Description of the task> From the first line of the listing below to the line with "plt.rcParams['font.family'] = ['Liberation", print each line exactly, and nothing more. Leave out the pictures.
===== Collected material =====
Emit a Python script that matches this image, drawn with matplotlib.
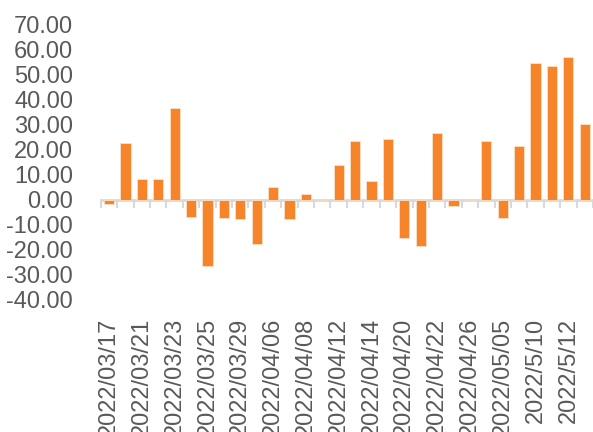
import matplotlib.pyplot as plt
import numpy as np

plt.rcParams['font.family'] = ['Liberation Sans', 'DejaVu Sans']

# categories (only every other one is labelled in the original)
dates = ['2022/03/17', '2022/03/18', '2022/03/21', '2022/03/22', '2022/03/23',
         '2022/03/24', '2022/03/25', '2022/03/28', '2022/03/29', '2022/03/31',
         '2022/04/06', '2022/04/07', '2022/04/08', '2022/04/11', '2022/04/12',
         '2022/04/13', '2022/04/14', '2022/04/19', '2022/04/20', '2022/04/21',
         '2022/04/22', '2022/04/25', '2022/04/26', '2022/04/29', '2022/05/05',
         '2022/5/09', '2022/5/10', '2022/5/11', '2022/5/12', '2022/5/13']
values = [-1.6, 22.6, 8.5, 8.5, 36.9, -6.7, -26.6, -7.3, -7.5, -17.5,
          5.0, -7.7, 2.5, 0.5, 13.8, 23.5, 7.5, 24.2, -15.1, -18.3,
          26.7, -2.5, 0.5, 23.5, -7.4, 21.6, 54.8, 53.7, 57.0, 30.2]
yticks = np.arange(-40, 71, 10)

orange = '#F5842A'
grey_txt = '#595959'
grey_ax = '#D9D9D9'

fig = plt.figure(figsize=(5.93, 4.32), dpi=100)
ax = fig.add_axes([0.170, 0.3056, 0.830, 0.637])

x = np.arange(len(dates))
ax.bar(x, values, width=0.62, color=orange, edgecolor='#FCE1C8', linewidth=0.6, zorder=2)

ax.set_xlim(-0.5, len(dates) - 0.5)
ax.set_ylim(-40, 70)
ax.set_yticks(yticks)
ax.set_yticklabels(['{:.2f}'.format(v) for v in yticks])
ax.tick_params(axis='y', length=0, pad=20, labelsize=17, labelcolor=grey_txt)

ax.set_xticks(x[::2])
ax.set_xticklabels(dates[::2], rotation=90)
ax.tick_params(axis='x', length=0, pad=13, labelsize=17, labelcolor=grey_txt)

for s in ax.spines.values():
    s.set_visible(False)

# category axis drawn at zero with boundary ticks
zero_frac = (0 - (-40)) / (70 - (-40))
sec = ax.secondary_xaxis(zero_frac)
sec.set_xticks(np.arange(-0.5, len(dates), 1))
sec.set_xticklabels([])
sec.tick_params(axis='x', direction='out', length=6, width=1.5, color=grey_ax)
sec.spines['bottom'].set_color(grey_ax)
sec.spines['bottom'].set_linewidth(2)
sec.spines['bottom'].set_zorder(1)

fig.savefig('out.png', dpi=100)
=====
Solution for this task>
Emit a Python script that matches this image, drawn with matplotlib.
import matplotlib.pyplot as plt
import numpy as np

plt.rcParams['font.family'] = ['Liberation Sans', 'DejaVu Sans']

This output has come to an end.